Shatter Me is the first in its series. An e-book novella told from Warner's point of view, Destroy Me, set after Shatter Me and before the sequel, was released on October 6, 2012. Unravel Me, the second book in the series, was released on February 5, 2013. A second e-book novella titled Fracture Me, set during and soon after the final moments of Unravel Me, told from Adam's point of view, was released on December 17, 2013. The third book in the series, titled Ignite Me, was released on February 4, 2014. On the same day, Unite Me, containing the two novellas combined into print for the first time as well as an exclusive look into Juliette's journal, was also released.

In April 2017, it was announced that Mafi would be releasing three more books in the Shatter Me series starting with Restore Me, which was published on March 6, 2018. A novella entitled Shadow Me, told from Kenji's perspective, was released on March 5, 2019. A month later, the fifth book in the series, Defy Me, was released. The sixth and final main installment of Shatter Me, titled "Imagine Me", was released on March 31, 2020.

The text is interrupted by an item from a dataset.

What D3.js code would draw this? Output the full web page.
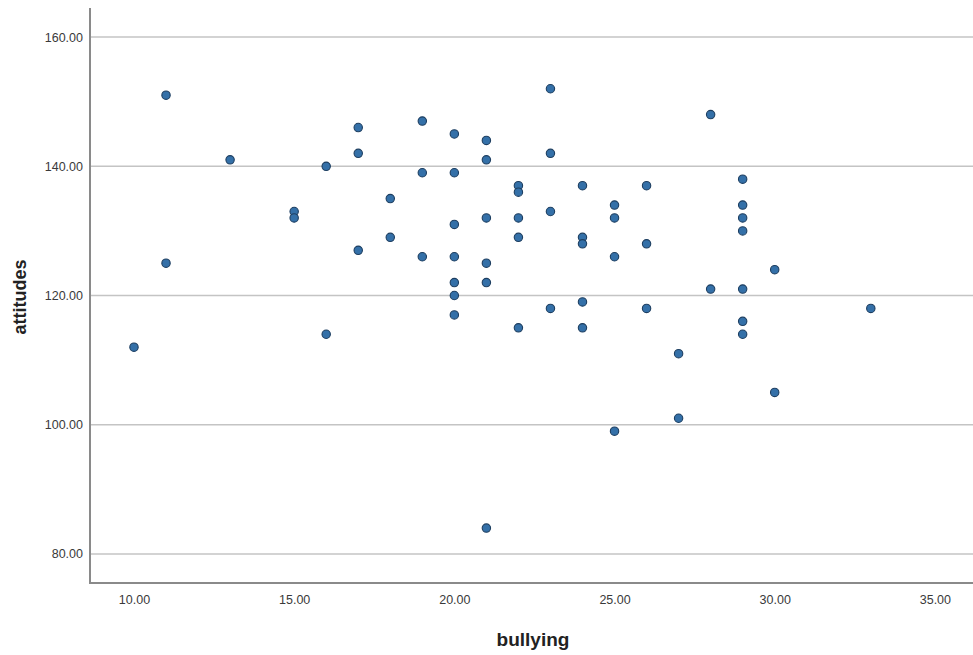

Believe Me, a fifth novella written from Warner's point of view, was released on November 16, 2021.

On August 20, 2024, Mafi announced a spin-off series entitled Shatter Me: The New Republic. The first installation, Watch Me, was released on April 15, 2025. It is set ten years after the events of Believe Me and focuses on James Anderson's quest to stamp out The Reestablishment's last remaining refuge on Ark Island.

==Planned film adaptation==
Film rights for Shatter Me were optioned by 20th Century Fox in 2011, prior to the novel's release date.

In June 2026, Warner Bros. Pictures announced that it had acquired the film rights to the book series.